Carley Rickles is an atlanta born interdisciplinary artist. her projects combine art, [landscape and urban] architecture, scholarship, and social practice to question relationships between everyday life and the built environment. her projects are informed by her methodical process which includes inquiry, field research, documentation, and attempted conclusions. rickles holds a bachelor in landscape architecture from the university of georgia and a master of science in urban design from georgia tech. carley was a recipient of the 2019 dream warriors foundation spark grant for the arts and the 2020 idea capital travel grant. she is a founding member of the ceramics collective side clay studio. rickles is a 2020-2022 creatives project artist in residence. rickles co-runs martin rickles studio, an interdisciplinary art and design studio.

 

Kaleena Stasiak is an interdisciplinary artist who uses an assortment of haptic media such as printmaking, ceramics, textiles, and wood furniture to explore methods of the consumption of history. Her material investigations question the way individual, regional, and national identities are constructed in order to understand the formulation of collective myths, their relevance to the present, and ways to productively disrupt them.

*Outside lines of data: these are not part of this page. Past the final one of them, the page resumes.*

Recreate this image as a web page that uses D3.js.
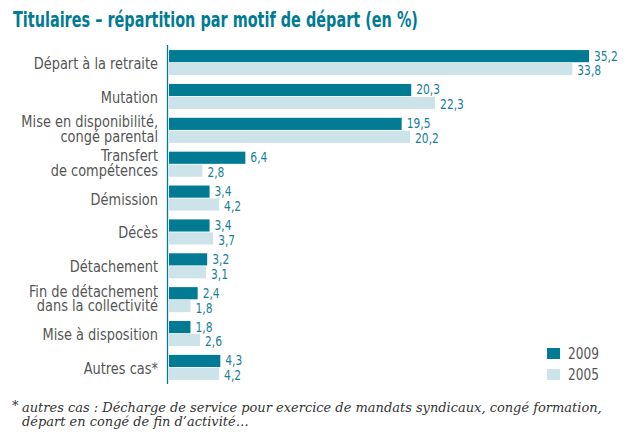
<!DOCTYPE html>
<html>
<head>
<meta charset="utf-8">
<script src="https://cdn.jsdelivr.net/npm/d3@7"></script>
<style>
  body { margin: 0; background: #fff; }
  svg { display: block; }
</style>
</head>
<body>
<div id="chart"><svg></svg></div>
<script>
// categories (multi-line labels split by \n)
const categories = [
  "Départ à la retraite",
  "Mutation",
  "Mise en disponibilité,\ncongé parental",
  "Transfert\nde compétences",
  "Démission",
  "Décès",
  "Détachement",
  "Fin de détachement\ndans la collectivité",
  "Mise à disposition",
  "Autres cas*"
];
const series = ["2009", "2005"];
const values2009 = [35.2, 20.3, 19.5, 6.4, 3.4, 3.4, 3.2, 2.4, 1.8, 4.3];
const values2005 = [33.8, 22.3, 20.2, 2.8, 4.2, 3.7, 3.1, 1.8, 2.6, 4.2];

const width = 638, height = 443;
const teal = "#007b93", light = "#cde3ea", grey = "#555";
const condensed = "'DejaVu Sans Condensed', 'Liberation Sans Narrow', sans-serif";

const svg = d3.select("#chart").select("svg")
    .attr("width", width)
    .attr("height", height);

const x = d3.scaleLinear()
    .domain([0, 35.2])
    .range([169, 589]);

const y = d3.scaleBand()
    .domain(categories)
    .range([46, 384])
    .paddingInner(0.26)
    .paddingOuter(0.12);

const y1 = d3.scaleBand()
    .domain(series)
    .range([0, y.bandwidth()])
    .paddingInner(0.06);

const color = d3.scaleOrdinal().domain(series).range([teal, light]);

// squeeze a text horizontally so it fits the condensed look of the original
function squeeze(sel, tx, ty, target) {
    const w = sel.node().getComputedTextLength();
    const k = target / w;
    sel.attr("transform", "translate(" + tx + "," + ty + ") scale(" + k + ",1)");
}

// title
const title = svg.append("text")
    .attr("x", 0)
    .attr("y", 0)
    .style("font-family", condensed)
    .style("font-weight", "bold")
    .style("font-size", "21px")
    .style("fill", teal)
    .text("Titulaires – répartition par motif de départ (en %)");
squeeze(title, 13, 27, 405);

const data = categories.map(function (c, i) {
    return { cat: c, values: [
        { s: "2009", v: values2009[i] },
        { s: "2005", v: values2005[i] }
    ]};
});

const slice = svg.selectAll(".slice")
    .data(data)
    .enter().append("g")
    .attr("class", "slice")
    .attr("transform", function (d) { return "translate(0," + y(d.cat) + ")"; });

slice.selectAll("rect")
    .data(function (d) { return d.values; })
    .enter().append("rect")
    .attr("x", x(0))
    .attr("y", function (d) { return y1(d.s); })
    .attr("width", function (d) { return x(d.v) - x(0); })
    .attr("height", y1.bandwidth())
    .style("fill", function (d) { return color(d.s); });

slice.selectAll(".val")
    .data(function (d) { return d.values; })
    .enter().append("text")
    .attr("class", "val")
    .attr("transform", function (d, i) {
        return "translate(" + (x(d.v) + 5) + "," + (y1(d.s) + (i === 0 ? 10.5 : 12.5)) + ") scale(0.85,1)";
    })
    .style("font-family", condensed)
    .style("font-size", "14px")
    .style("fill", "#17809a")
    .text(function (d) { return d3.format(".1f")(d.v).replace(".", ","); });

// category labels
const labels = slice.append("g")
    .attr("transform", "translate(158,0) scale(0.9,1)")
    .append("text")
    .attr("text-anchor", "end")
    .style("font-family", condensed)
    .style("font-size", "16px")
    .style("fill", grey);

labels.each(function (d) {
    const lines = d.cat.split("\n");
    const mid = y.bandwidth() / 2;
    const t = d3.select(this);
    lines.forEach(function (l, i) {
        const yy = lines.length === 1 ? mid + 6.5 : mid - 3 + i * 14.5;
        t.append("tspan")
            .attr("x", 0)
            .attr("y", yy)
            .text(l);
    });
});

// axis line
svg.append("line")
    .attr("x1", 167.5).attr("x2", 167.5)
    .attr("y1", 45).attr("y2", 384)
    .style("stroke", teal)
    .style("stroke-width", 1.3);

// legend
const legend = svg.append("g")
    .attr("transform", "translate(547,348)");

legend.selectAll("rect")
    .data(series)
    .enter().append("rect")
    .attr("x", 0)
    .attr("y", function (d, i) { return i * 21; })
    .attr("width", 13)
    .attr("height", 11)
    .style("fill", function (d) { return color(d); });

legend.selectAll("text")
    .data(series)
    .enter().append("text")
    .attr("transform", function (d, i) { return "translate(21," + (i * 21 + 11) + ") scale(0.9,1)"; })
    .style("font-family", condensed)
    .style("font-size", "15px")
    .style("fill", grey)
    .text(function (d) { return d; });

// footnote
const noteFont = "'DejaVu Serif', 'Liberation Serif', serif";
svg.append("text")
    .attr("x", 12).attr("y", 410)
    .style("font-family", noteFont)
    .style("font-style", "italic")
    .style("font-size", "13px")
    .style("fill", "#333")
    .text("*");

const note = svg.append("g");
const line1 = note.append("text")
    .attr("x", 0).attr("y", 0)
    .style("font-family", noteFont)
    .style("font-style", "italic")
    .style("font-size", "13px")
    .style("fill", "#333")
    .text("autres cas : Décharge de service pour exercice de mandats syndicaux, congé formation,");
const k = 580 / line1.node().getComputedTextLength();
note.append("text")
    .attr("x", 0).attr("y", 14.5)
    .style("font-family", noteFont)
    .style("font-style", "italic")
    .style("font-size", "13px")
    .style("fill", "#333")
    .text("départ en congé de fin d’activité…");
note.attr("transform", "translate(22,411.5) scale(" + k + ",1)");
</script>
</body>
</html>
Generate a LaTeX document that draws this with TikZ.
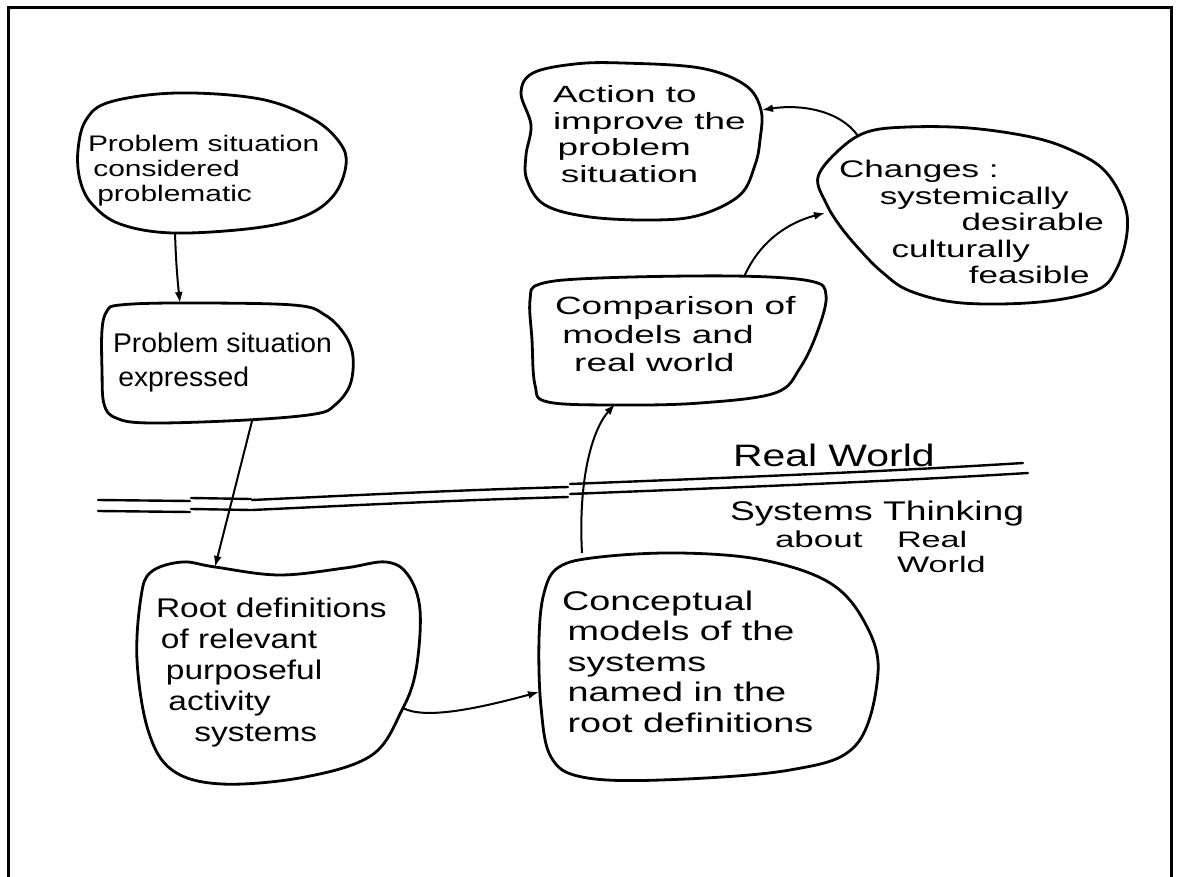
\documentclass[tikz,border=0pt]{standalone}
\usepackage{fontspec}
\setmainfont{Liberation Sans}
\usepackage{graphicx}
\usetikzlibrary{arrows.meta}

% handwritten-style text block: horizontal stretch, size, line skip, lines as \hbox{...}
\newcommand\handblock[4]{%
  \scalebox{#1}[1]{\fontsize{#2}{#3}\selectfont
    \vtop{\baselineskip=#3pt\lineskiplimit=-\maxdimen\lineskip=0pt #4}}}

\begin{document}
\begin{tikzpicture}[x=1pt,y=-1pt,
  blob/.style={line width=2.8pt, line join=round},
  conn/.style={line width=2pt, -{Latex[length=11pt,width=8pt]}},
  rule/.style={line width=2.4pt, line cap=round},
  txt/.style={anchor=base west, inner sep=0pt, outer sep=0pt}]

\fill[white] (0,0) rectangle (1179,877);
\useasboundingbox (0,0) rectangle (1179,877);

% page frame
\draw[line width=3pt] (8,877) -- (8,8) -- (1171,8) -- (1171,877);

% ---- blobs ----
% problem situation considered problematic
\draw[blob] plot[smooth cycle, tension=0.6] coordinates {
  (78,150) (86,120) (110,102) (177,93) (260,99) (313,119) (340,143)
  (346,165) (334,195) (305,216) (255,228) (173,233) (120,224) (92,204) (80,180)};
% problem situation expressed
\draw[blob] plot[smooth cycle, tension=0.6] coordinates {
  (102,330) (107,311) (120,305) (180,303) (293,305) (325,315) (345,335)
  (353,357) (350,385) (335,405) (315,414) (247,420) (150,423) (116,418) (104,404) (102,370)};
% root definitions
\draw[blob] plot[smooth cycle, tension=0.6] coordinates {
  (141,597) (151,572) (182,562) (215,567) (279,575) (345,568) (386,562)
  (408,575) (420,610) (416,670) (402,710) (372,755) (305,777) (222,784)
  (172,770) (148,730) (137,660)};
% conceptual models
\draw[blob] plot[smooth cycle, tension=0.6] coordinates {
  (544,593) (559,567) (600,557) (680,553) (763,560) (830,583) (865,623)
  (878,673) (856,745) (790,770) (661,780) (582,777) (551,757) (541,707) (539,640)};
% comparison
\draw[blob] plot[smooth cycle, tension=0.6] coordinates {
  (530,300) (540,284) (600,278) (733,276) (810,281) (826,295) (818,330)
  (800,368) (775,393) (700,403) (620,405) (548,402) (535,385) (532,340)};
% action
\draw[blob] plot[smooth cycle, tension=0.6] coordinates {
  (521,93) (533,73) (575,64) (622,63) (700,68) (745,85) (761,110) (760,140)
  (755,165) (740,195) (700,215) (655,220) (590,217) (545,205) (527,180)
  (526,155) (531,125)};
% changes
\draw[blob] plot[smooth cycle, tension=0.6] coordinates {
  (818,177) (839,150) (867,132) (908,127) (969,128) (1031,137) (1071,150)
  (1104,170) (1124,203) (1127,233) (1117,268) (1097,290) (1040,302)
  (962,303) (910,291) (882,272) (860,250) (840,226) (826,203)};

% ---- texts ----
\node[txt] (tprob) at (88,152) {\handblock{1.33}{22.5}{25}{%
  \hbox{Problem situation}\hbox{\hspace*{4pt}considered}\hbox{\hspace*{7pt}problematic}}};
\node[txt] (texpr) at (113,353) {\handblock{1.05}{27}{34}{%
  \hbox{Problem situation}\hbox{\hspace*{5pt}expressed}}};
\node[txt] (troot) at (156,617) {\handblock{1.24}{27}{31}{%
  \hbox{Root definitions}\hbox{\hspace*{4pt}of relevant}\hbox{\hspace*{8pt}purposeful}%
  \hbox{\hspace*{10pt}activity}\hbox{\hspace*{31pt}systems}}};
\node[txt] (tconc) at (562,610) {\handblock{1.4}{27}{30.5}{%
  \hbox{Conceptual}\hbox{\hspace*{4pt}models of the}\hbox{\hspace*{4pt}systems}%
  \hbox{\hspace*{4pt}named in the}\hbox{\hspace*{4pt}root definitions}}};
\node[txt] (tcomp) at (555,315) {\handblock{1.48}{25}{28.5}{%
  \hbox{Comparison of}\hbox{\hspace*{5pt}models and}\hbox{\hspace*{13pt}real world}}};
\node[txt] (tact) at (553,103) {\handblock{1.57}{23.5}{26.5}{%
  \hbox{Action to}\hbox{improve the}\hbox{\hspace*{3pt}problem}\hbox{\hspace*{5pt}situation}}};
\node[txt] (tchg) at (839,178) {\handblock{1.46}{24}{26.5}{%
  \hbox{Changes :}\hbox{\hspace*{28pt}systemically}\hbox{\hspace*{84pt}desirable}%
  \hbox{\hspace*{36pt}culturally}\hbox{\hspace*{89pt}feasible}}};

% boundary labels
\node[txt] (lreal) at (733,467) {\handblock{1.32}{31}{31}{\hbox{Real World}}};
\node[txt] (lsys) at (730,520) {\handblock{1.38}{27}{27}{\hbox{Systems Thinking}}};
\node[txt] (labout) at (775,547) {\handblock{1.52}{23}{23}{\hbox{about}}};
\node[txt] (lrw) at (897,547) {\handblock{1.52}{22.5}{25}{\hbox{Real}\hbox{World}}};

% ---- boundary between real world and systems thinking ----
\draw[rule] (98,500) -- (190,501);
\draw[rule] (98,511) -- (190,512);
\draw[rule] (191,498) -- (251,499);
\draw[rule] (191,509) -- (251,510);
\draw[rule] (252,500) .. controls (360,495) and (460,490) .. (568,487);
\draw[rule] (252,510) .. controls (360,505) and (460,500) .. (568,497);
\draw[rule] (570,484) .. controls (720,478) and (880,472) .. (1023,463);
\draw[rule] (570,494) .. controls (720,488) and (880,482) .. (1028,473);

% ---- connector end points on the blob outlines ----
\coordinate (probOut) at (175,233);
\coordinate (exprIn)  at (180,303);
\coordinate (exprOut) at (252,421);
\coordinate (rootIn)  at (215,567);
\coordinate (rootOut) at (403,708);
\coordinate (concIn)  at (539,692);
\coordinate (concOut) at (582,553);
\coordinate (compIn)  at (615,404);
\coordinate (compOut) at (744,277);
\coordinate (chgIn)   at (825,213);
\coordinate (chgOut)  at (858,136);
\coordinate (actIn)   at (762,110);

% ---- connectors ----
\draw[conn] (probOut) .. controls (176,265) and (178,285) .. (exprIn);
\draw[conn] (exprOut) -- (rootIn);
\draw[conn] (rootOut) .. controls (425,720) and (480,708) .. (concIn);
\draw[conn] (concOut) .. controls (578,480) and (592,430) .. (compIn);
\draw[conn] (compOut) .. controls (760,240) and (790,222) .. (chgIn);
\draw[conn] (chgOut) .. controls (840,110) and (800,104) .. (actIn);

\end{tikzpicture}
\end{document}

Recent shows include Ancient Art Objects curated by Katie Geha at Whitespace in Atlanta, GA, Give Them the Slip curated by Wendy Vogel and presented by Regina Rex at bitforms Gallery in New York, NY, and Identity Measures curated by Jordan Amirkhani at the Contemporary Art Center in New Orleans, LA. Stasiak received her BFA in Printmaking from the Ontario College of Art and Design in Toronto, Ontario in 2008 and her MFA in Printmaking & Book Arts from the University of Georgia in 2018. Currently she is Lecturer in Printmaking & Foundations at Valdosta State University in Valdosta, Georgia.

HOUSE of TAU // represents the work of artist and designer K.Tauches who is based out of Atlanta, GA. Working in ceramics, graphic design, and photography, her designs inspire acts of conservation and respect for the Natural world.

Mishel Valenton is a Filipino-American artist born in Manila, Philippines currently residing in Northern Virginia. Color is their primary medium with preferred materials being oil and more recently inks. Their recent ink drawings began as personal portraits of an inner self and then progressed towards reflections of the BLM protests that happened over the summer.

Derek Weisberg, was born in 1983. He began sculpting at a very early age starting with the medium of mashed potatoes as soon as he could hold a fork and knife, moving onto action figure assemblage when he could load a hot glue gun, and at age 7 he turned to the medium of ceramics, which was the beginning of his lifelong love and ultimate passion. He unwaveringly pursued ceramics sculpture throughout his childhood and teens, in Benicia, CA, where he was raised. At age 18 he moved to Oakland, CA, to pursue his love for ceramics and art in general and attended California College of Arts and Crafts. At CCAC he received several awards and graduated with high honors in 2005 with a BFA. Since then Weisberg has co-owned his own gallery, Boontling Gallery, as well as curated numerous other shows. He has also worked with highly esteemed artists such as Stephen De Staebler, Ursula von Rydingsvard, Manuel Neri, and Peter Lane, among others. In addition Weisberg has maintained a strong and demanding studio practice, exhibiting nationally, and internationally. Weisberg currently lives and works in NY and is faculty at Greenwich House Pottery.

Andy Moon Wilson lives and works in Atlanta GA with his wife Jiha Moon, their son Oliver, and their two dogs.